— start COLLECTED DATA —

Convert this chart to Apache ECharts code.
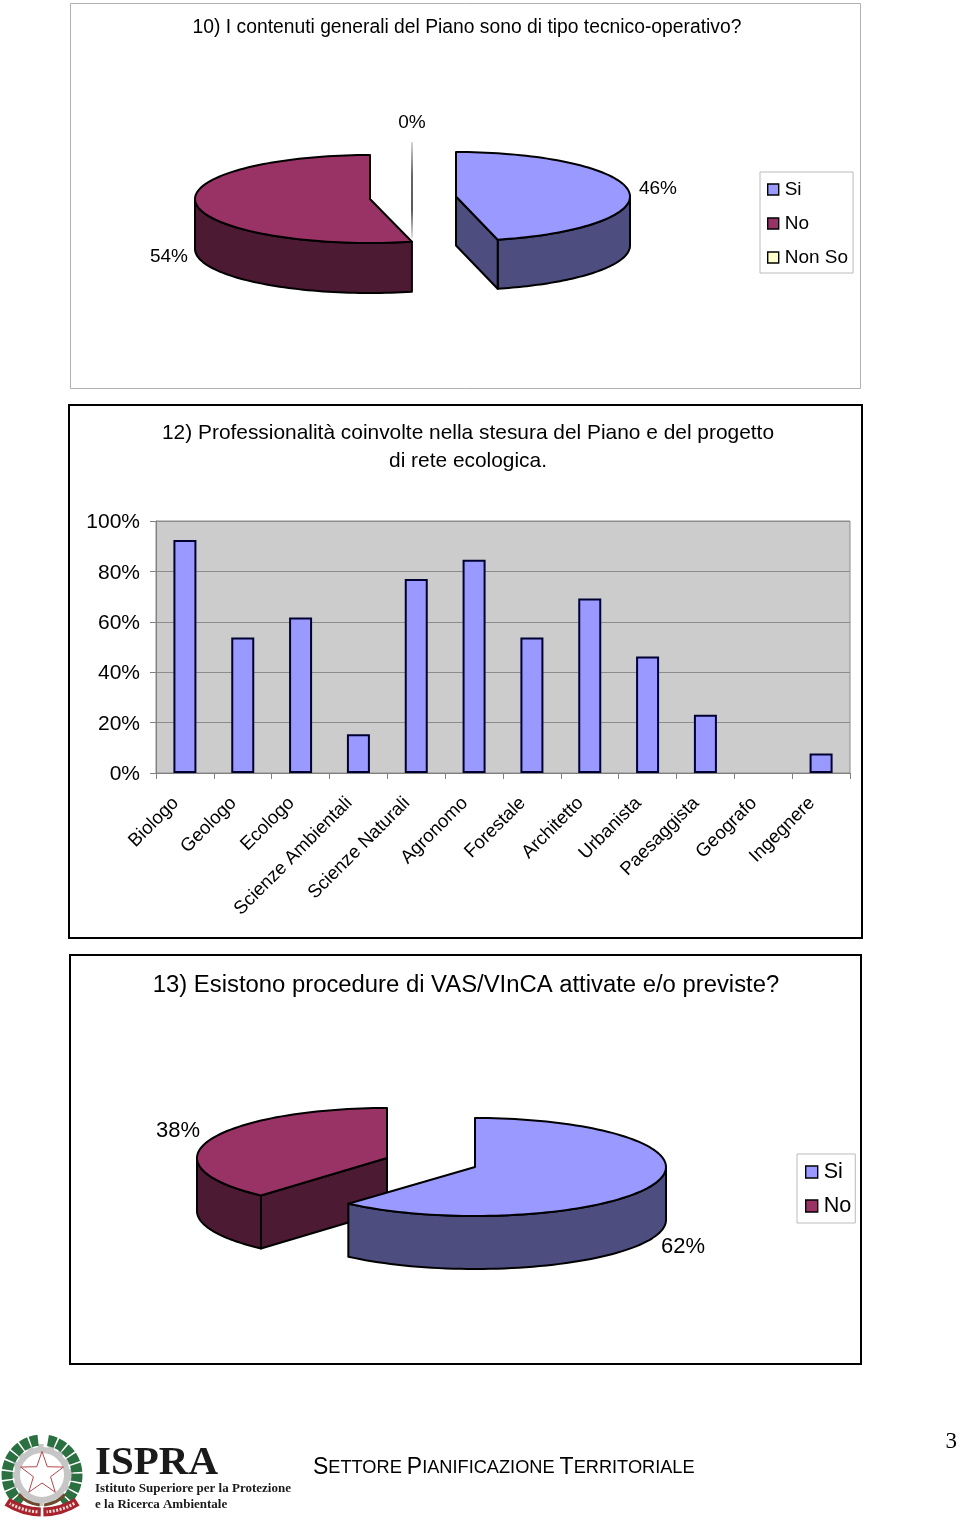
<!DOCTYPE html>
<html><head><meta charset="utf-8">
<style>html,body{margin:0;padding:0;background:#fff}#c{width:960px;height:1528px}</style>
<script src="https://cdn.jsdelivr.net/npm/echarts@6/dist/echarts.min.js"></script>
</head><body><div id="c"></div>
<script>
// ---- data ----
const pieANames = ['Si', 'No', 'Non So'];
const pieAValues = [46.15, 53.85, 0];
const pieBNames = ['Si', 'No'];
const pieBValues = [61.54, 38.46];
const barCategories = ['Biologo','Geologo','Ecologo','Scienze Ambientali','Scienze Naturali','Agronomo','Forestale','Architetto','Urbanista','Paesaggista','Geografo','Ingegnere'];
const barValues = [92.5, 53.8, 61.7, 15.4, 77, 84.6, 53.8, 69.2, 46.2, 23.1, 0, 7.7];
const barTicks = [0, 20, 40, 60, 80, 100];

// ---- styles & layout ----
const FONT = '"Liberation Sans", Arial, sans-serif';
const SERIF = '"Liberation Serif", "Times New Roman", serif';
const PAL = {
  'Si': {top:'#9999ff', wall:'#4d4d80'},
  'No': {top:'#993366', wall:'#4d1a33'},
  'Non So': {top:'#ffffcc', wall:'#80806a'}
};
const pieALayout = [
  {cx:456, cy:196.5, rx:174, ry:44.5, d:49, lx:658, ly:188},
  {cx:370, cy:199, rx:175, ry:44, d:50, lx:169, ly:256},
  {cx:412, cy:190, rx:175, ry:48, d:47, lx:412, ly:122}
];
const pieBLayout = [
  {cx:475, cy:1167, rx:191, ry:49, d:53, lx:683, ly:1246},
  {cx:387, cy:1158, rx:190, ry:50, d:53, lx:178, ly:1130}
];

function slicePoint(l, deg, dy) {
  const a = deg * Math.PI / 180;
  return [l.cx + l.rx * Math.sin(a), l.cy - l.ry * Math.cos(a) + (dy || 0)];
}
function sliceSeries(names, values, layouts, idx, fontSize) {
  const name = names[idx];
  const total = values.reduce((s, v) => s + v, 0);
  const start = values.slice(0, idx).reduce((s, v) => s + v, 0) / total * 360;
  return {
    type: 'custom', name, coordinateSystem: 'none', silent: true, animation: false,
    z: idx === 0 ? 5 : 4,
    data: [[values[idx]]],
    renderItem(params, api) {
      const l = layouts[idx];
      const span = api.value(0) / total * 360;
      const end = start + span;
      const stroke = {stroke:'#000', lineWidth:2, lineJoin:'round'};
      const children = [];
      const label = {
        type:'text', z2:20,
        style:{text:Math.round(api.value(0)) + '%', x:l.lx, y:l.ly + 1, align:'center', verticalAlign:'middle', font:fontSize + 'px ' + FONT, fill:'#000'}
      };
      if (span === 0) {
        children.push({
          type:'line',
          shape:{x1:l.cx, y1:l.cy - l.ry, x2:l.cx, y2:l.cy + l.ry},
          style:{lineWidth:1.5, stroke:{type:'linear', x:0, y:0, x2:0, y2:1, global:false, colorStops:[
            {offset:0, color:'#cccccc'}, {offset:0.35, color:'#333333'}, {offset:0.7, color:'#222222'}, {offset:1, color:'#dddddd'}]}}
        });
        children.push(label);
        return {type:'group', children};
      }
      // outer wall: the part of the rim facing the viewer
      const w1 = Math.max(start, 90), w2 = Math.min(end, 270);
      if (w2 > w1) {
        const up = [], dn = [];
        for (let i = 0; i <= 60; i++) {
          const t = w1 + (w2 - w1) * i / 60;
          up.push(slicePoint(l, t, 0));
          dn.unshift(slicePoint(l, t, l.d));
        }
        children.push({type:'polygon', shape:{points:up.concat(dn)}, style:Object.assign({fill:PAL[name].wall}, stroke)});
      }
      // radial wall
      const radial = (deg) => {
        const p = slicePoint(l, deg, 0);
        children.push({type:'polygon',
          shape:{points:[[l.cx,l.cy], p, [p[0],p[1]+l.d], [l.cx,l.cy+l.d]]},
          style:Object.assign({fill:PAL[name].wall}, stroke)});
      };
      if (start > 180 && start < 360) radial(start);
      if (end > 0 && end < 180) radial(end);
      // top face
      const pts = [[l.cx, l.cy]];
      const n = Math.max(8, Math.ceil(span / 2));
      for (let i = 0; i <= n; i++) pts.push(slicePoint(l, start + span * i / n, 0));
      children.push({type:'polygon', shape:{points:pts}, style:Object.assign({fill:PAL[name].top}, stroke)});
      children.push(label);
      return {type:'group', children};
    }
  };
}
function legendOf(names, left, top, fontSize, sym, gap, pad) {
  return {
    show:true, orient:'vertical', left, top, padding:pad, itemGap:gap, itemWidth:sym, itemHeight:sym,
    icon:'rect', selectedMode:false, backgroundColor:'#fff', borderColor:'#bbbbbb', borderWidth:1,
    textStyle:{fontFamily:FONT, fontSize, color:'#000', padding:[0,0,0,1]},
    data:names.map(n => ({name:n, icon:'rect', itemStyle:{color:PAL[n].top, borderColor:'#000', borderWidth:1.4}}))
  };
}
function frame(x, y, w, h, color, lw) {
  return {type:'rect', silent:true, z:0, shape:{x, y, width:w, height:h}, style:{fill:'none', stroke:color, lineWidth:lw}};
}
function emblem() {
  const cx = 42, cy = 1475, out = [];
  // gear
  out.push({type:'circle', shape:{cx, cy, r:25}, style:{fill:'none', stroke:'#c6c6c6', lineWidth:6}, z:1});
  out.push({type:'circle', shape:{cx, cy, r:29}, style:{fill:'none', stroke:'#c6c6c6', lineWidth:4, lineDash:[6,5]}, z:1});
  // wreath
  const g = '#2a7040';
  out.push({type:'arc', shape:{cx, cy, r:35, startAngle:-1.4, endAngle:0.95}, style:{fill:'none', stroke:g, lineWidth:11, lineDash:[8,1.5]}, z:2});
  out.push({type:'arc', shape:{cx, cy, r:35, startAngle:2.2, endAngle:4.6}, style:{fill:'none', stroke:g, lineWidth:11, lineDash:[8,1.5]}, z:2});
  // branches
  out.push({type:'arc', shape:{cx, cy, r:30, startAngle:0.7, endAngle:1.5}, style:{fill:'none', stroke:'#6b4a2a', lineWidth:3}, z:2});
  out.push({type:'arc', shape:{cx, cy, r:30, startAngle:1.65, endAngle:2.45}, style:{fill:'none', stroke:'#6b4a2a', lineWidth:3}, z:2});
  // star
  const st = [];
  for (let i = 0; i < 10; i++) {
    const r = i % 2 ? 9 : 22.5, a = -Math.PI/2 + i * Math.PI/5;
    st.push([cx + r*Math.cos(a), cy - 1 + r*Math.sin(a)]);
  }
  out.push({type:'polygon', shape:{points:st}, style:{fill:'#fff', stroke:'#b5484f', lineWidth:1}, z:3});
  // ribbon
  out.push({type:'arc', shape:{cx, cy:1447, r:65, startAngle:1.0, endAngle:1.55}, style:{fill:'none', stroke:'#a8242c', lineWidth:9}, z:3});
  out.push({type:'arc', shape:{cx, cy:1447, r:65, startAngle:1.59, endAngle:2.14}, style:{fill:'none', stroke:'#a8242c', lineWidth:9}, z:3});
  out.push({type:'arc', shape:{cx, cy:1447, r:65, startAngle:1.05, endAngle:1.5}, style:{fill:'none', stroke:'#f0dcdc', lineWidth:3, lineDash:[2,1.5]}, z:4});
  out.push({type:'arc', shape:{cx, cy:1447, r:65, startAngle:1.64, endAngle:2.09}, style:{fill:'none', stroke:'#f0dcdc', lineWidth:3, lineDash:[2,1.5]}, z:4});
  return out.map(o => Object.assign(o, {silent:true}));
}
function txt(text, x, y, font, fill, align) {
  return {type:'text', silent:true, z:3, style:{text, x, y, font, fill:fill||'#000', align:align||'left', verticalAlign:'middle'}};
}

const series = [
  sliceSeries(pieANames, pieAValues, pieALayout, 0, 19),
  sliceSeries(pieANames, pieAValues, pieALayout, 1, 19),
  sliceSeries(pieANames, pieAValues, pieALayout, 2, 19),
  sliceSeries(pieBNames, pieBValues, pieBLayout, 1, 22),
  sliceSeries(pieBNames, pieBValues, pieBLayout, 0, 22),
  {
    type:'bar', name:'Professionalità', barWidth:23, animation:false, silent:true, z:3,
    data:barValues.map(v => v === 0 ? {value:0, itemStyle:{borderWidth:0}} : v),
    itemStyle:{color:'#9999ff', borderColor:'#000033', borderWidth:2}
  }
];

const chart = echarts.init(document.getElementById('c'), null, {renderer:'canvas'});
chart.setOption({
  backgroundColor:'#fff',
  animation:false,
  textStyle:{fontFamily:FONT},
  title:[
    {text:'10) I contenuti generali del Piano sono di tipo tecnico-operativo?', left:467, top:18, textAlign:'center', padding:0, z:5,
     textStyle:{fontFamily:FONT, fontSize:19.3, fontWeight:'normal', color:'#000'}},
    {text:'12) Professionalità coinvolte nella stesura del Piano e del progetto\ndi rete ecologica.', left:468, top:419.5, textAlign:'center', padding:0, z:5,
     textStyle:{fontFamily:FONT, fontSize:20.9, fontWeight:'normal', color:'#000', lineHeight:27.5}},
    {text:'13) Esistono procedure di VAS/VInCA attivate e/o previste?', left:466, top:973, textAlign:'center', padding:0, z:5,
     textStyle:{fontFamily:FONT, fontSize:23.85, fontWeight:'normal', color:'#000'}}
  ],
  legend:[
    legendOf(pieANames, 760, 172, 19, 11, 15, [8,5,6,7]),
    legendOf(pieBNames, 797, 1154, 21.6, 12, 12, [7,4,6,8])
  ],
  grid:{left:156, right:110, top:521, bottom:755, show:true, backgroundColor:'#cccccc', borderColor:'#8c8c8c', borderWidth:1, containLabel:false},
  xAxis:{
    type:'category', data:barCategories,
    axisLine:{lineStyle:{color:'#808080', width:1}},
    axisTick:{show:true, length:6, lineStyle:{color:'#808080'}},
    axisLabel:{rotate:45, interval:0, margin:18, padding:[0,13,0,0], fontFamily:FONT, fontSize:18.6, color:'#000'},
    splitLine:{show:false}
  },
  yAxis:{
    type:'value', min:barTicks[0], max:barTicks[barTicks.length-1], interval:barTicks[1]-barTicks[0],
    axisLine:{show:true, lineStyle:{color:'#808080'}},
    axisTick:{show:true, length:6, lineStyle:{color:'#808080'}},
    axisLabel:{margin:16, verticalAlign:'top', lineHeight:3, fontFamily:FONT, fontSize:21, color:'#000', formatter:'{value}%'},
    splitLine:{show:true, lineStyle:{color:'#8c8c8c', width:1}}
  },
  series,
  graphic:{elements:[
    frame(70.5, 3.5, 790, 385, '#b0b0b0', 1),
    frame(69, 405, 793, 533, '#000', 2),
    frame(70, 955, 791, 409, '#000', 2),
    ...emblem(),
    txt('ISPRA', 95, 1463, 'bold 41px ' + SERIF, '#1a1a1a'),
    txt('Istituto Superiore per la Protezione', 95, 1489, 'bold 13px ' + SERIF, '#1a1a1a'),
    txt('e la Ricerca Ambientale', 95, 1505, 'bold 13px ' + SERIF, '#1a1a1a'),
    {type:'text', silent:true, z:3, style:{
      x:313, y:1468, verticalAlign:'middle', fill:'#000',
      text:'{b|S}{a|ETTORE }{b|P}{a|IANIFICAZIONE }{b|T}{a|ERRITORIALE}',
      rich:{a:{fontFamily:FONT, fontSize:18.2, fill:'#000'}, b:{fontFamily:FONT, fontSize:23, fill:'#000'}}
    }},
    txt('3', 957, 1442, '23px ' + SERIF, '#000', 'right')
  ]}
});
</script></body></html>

— end COLLECTED DATA —

Return nothing but the lines running from the start of the data to the line with "const barTicks = [0, 20, 40, 60, 80, 100];", please, both ends included and no pictures.

> _TASK SOLUTION_:
Convert this chart to Apache ECharts code.
<!DOCTYPE html>
<html><head><meta charset="utf-8">
<style>html,body{margin:0;padding:0;background:#fff}#c{width:960px;height:1528px}</style>
<script src="https://cdn.jsdelivr.net/npm/echarts@6/dist/echarts.min.js"></script>
</head><body><div id="c"></div>
<script>
// ---- data ----
const pieANames = ['Si', 'No', 'Non So'];
const pieAValues = [46.15, 53.85, 0];
const pieBNames = ['Si', 'No'];
const pieBValues = [61.54, 38.46];
const barCategories = ['Biologo','Geologo','Ecologo','Scienze Ambientali','Scienze Naturali','Agronomo','Forestale','Architetto','Urbanista','Paesaggista','Geografo','Ingegnere'];
const barValues = [92.5, 53.8, 61.7, 15.4, 77, 84.6, 53.8, 69.2, 46.2, 23.1, 0, 7.7];
const barTicks = [0, 20, 40, 60, 80, 100];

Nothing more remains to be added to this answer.